THE political impact aside, the institutional and legislative impact of the Ayodhya demolition present, five years down the line, a mixed bag. The judiciary has responded in a curiously mixed fashion to the aftermath of the event and to the complex of issues posed by it. Secularism was upheld as a central tenet of constitutional governance by the Supreme Court in the case of S.R. Bommai versus the Union of India. And as a remedy to the chronic vagueness that had afflicted it, the discourse of secularism was given a certain substance and basis by this judgment. But other rulings by the judiciary have seemed to run the risk of conceptual retrogression.

In rebuffing the Narasimha Rao Government's effort to recruit its services in determining a historical fact, the Supreme Court, many believed, struck a serious blow in favour of the principle of equality before the law. But the principle of lawful restitution was a sufferer in most objective perceptions, since the apex court decided, without great effort at explanation, that the Government's freeze on the situation prevalent at Ayodhya a month after the demolition had a certain legal status. The plain fact is that the date the Supreme Court sanctified with its stamp of approval - January 7, 1993 - has no legal basis outside the Narasimha Rao Government's clumsy and arbitrary effort to wipe clean the record of all its previous inaction. By that date, the demolition at Ayodhya had been given a gloss of legality by the decision of the Allahabad High Court to permit darshan by devotees under certain conditions to be met by the state administration. In failing to oppose this permission, the Central Government proved oblivious to its responsibilities as the custodian of disputed land. And by its later ordinance - subsequently upheld by the Supreme Court at least in these details - the Narasimha Rao Government finally managed to obtain the seal of legality for the illegal trespass, the surreptitious introduction of Hindu idols into a Muslim place of worship, that had culminated in the tragedy of December 6, 1992.

Certain other judicial rulings directly connected to Ayodhya - like the P.K. Bahri tribunal's quashing of the ban on the Rashtriya Swayamsewak Sangh in June 1993 and the K. Ramamoorthy tribunal's overturning of the ban on the Viswa Hindu Parishad in June 1995 - betray a reliance on rules of evidence that are baffling in the extreme and ethical and moral principles that are little short of dubious. The Bahri tribunal held, for example, that there was little remiss in a political movement targeting places of religious worship, provided it did not concomitantly engender a feeling of ill-will between communities. The Ramamoorthy tribunal went to even greater lengths, extrapolating, from the loss of credibility of politicians as a class to a condemnation of their administrative actions as a whole.

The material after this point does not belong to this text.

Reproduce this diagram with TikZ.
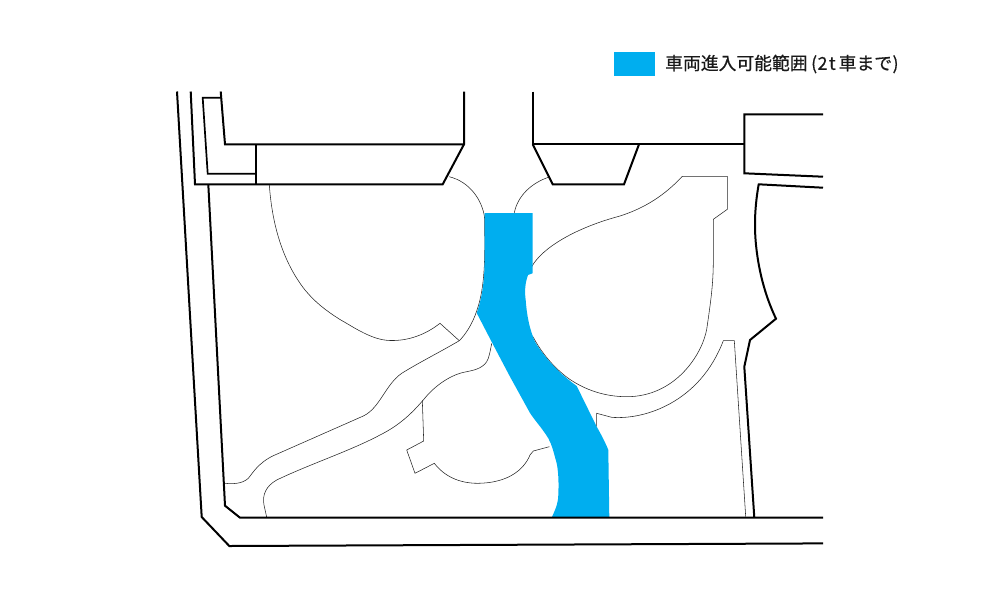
\documentclass[tikz,border=0pt]{standalone}
\usepackage{fontspec}
\newfontfamily\cjk[FakeBold=0.6]{Noto Sans CJK JP}
\definecolor{zone}{HTML}{00AEEF}
\tikzset{
  wall/.style={draw=black,line width=2pt,line join=miter},
  thin/.style={draw=black!85,line width=0.55pt,line join=miter},
  zonefill/.style={fill=zone,draw=none},
}
\begin{document}
\begin{tikzpicture}[x=1pt,y=-1pt]
\useasboundingbox (0,0) rectangle (1000,600);
% thin lines
\draw[thin] (459.3,340.7) -- (440,323.3) .. controls (425,335) and (408,341) .. (390,340.5)
  .. controls (372,340) and (355,328) .. (340,319.5) .. controls (325,310) and (315,302) .. (305,290)
  .. controls (283,262) and (272,225) .. (269.3,184.3);
\draw[thin] (449.3,176.7) .. controls (470,182) and (482,200) .. (484.5,217) .. controls (485,250) and (486,285) .. (476.7,311)
  .. controls (472,325) and (465,335) .. (459.3,340.7) .. controls (440,352) and (420,362) .. (401.7,373.3)
  .. controls (385,385) and (380,408) .. (363.3,416) -- (273.3,455.7)
  .. controls (258,463) and (252,474) .. (248.3,478.3) .. controls (242,484) and (233,484) .. (225,483.3);
\draw[thin] (491.7,343.3) .. controls (490,352) and (489,358) .. (486.7,361.7) .. controls (482,369) and (472,370.5) .. (466.7,371.7)
  .. controls (452,374) and (435,385) .. (423.3,400) .. controls (412,413) and (400,425) .. (380,435)
  .. controls (350,451) and (310,464) .. (276.7,480) .. controls (266,486) and (262,495) .. (264,505) -- (266.7,517.3);
\draw[thin] (422.3,400) -- (423.7,441) -- (406.7,450) -- (415,473.3) -- (434.3,463.3)
  .. controls (445,477) and (460,483.3) .. (478,483.3) .. controls (505,483) and (523,472) .. (530,455)
  -- (533.3,451) -- (549.3,446.7);
\draw[thin] (548.3,177.3) .. controls (532,183) and (518,195) .. (514.3,212.7);
\draw[thin] (531.7,266.7) .. controls (542,248) and (575,228) .. (620,216)
  .. controls (645,208) and (665,195) .. (682.3,176.3) -- (727.3,176.3) -- (727.3,209.3) -- (713.3,219.3)
  -- (713.3,263.3) .. controls (713,285) and (711,300) .. (706.7,329.3)
  .. controls (702,355) and (675,396.7) .. (626.7,396.7) .. controls (605,396.7) and (585,390) .. (568.3,378.3)
  .. controls (553,367) and (541,352) .. (533,336.7);
\draw[thin] (596.7,426.7) -- (596.7,413.3) -- (611.7,417.3) .. controls (645,420) and (700,402) .. (723.3,340.7)
  -- (734.3,340.7) -- (745.7,516.7);
% permitted zone
\path[zonefill] (484.5,213) -- (532.5,213) -- (532.5,273.3) -- (528,275)
  .. controls (525,283) and (524.5,292) .. (525.7,300) .. controls (527,318) and (530,330) .. (535,341.7)
  .. controls (543,355) and (556,371) .. (576.7,386) -- (596.7,426.7)
  .. controls (602,436) and (606,444) .. (608.3,450) -- (609.3,517.5) -- (551.7,517.5)
  .. controls (556,508) and (558.3,503) .. (558.3,494) .. controls (559,480) and (558,470) .. (556.7,463.3)
  .. controls (553,450) and (552,445) .. (548.3,438.3) .. controls (542,428) and (536,422) .. (530,413)
  -- (510,376.7) -- (493.3,345) -- (476.7,313) .. controls (482,298) and (485,280) .. (484.5,255) -- cycle;
% thick walls
\draw[wall] (177,91.5) -- (201.7,517) -- (229.3,546) -- (823,543.4);
\draw[wall] (190.7,91.5) -- (195,184.3) -- (442.7,184.3) -- (464,144.3) -- (464,91.5);
\draw[wall] (208.3,184.3) -- (225,505.7) -- (240,517.7) -- (823,517.7);
\draw[wall,line width=1.7pt] (220.7,97.7) -- (202.7,97.7) -- (207.7,173.7) -- (255.7,173.7);
\draw[wall] (220.7,91.5) -- (225,144.3) -- (464,144.3);
\draw[wall] (255.7,144.3) -- (255.7,184.3);
\draw[wall] (532.7,91.5) -- (532.7,144.3) -- (744.3,144.3);
\draw[wall] (532.7,144.3) -- (552.7,184.3) -- (624,184.3) -- (639,144.3);
\draw[wall] (823,114.3) -- (744.3,114.3) -- (744.3,173.3) -- (823,176.7);
\draw[wall] (823,187.7) -- (758.7,184.3) .. controls (755,205) and (754,225) .. (756,245)
  .. controls (759,275) and (767,300) .. (776,318.7) -- (750,340) -- (744.3,366.7) -- (754.3,517.7);
% legend
\path[zonefill] (614,52.3) rectangle (655,75.7);
\node[anchor=west,inner sep=0pt,font=\cjk\fontsize{17.8}{20}\selectfont,text=black!90] (legend) at (665,64)
  {車両進入可能範囲\hspace{3.5pt}(\hspace{0.5pt}2\hspace{1.5pt}t\hspace{3pt}車まで\hspace{0.5pt})};
\end{tikzpicture}
\end{document}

The institutional and legislative impact of Ayodhya has been negligible partly because the political aftermath is yet to crystallise into clearly defined battle lines that can sustain the heat of serious ideological contest. Part of the reason for the amorphous character of this response has been the presence of the Congress in the ideological middle-ground - ever uncommitted, ever willing to fudge issues when the opportunity presents itself. If the current phase of marginalisation of the Congress should hasten a clearer crystallisation of these ideological positions, then perhaps the legislative and institutional initiatives to the Hindutva challenge will begin to acquire a greater degree of coherence.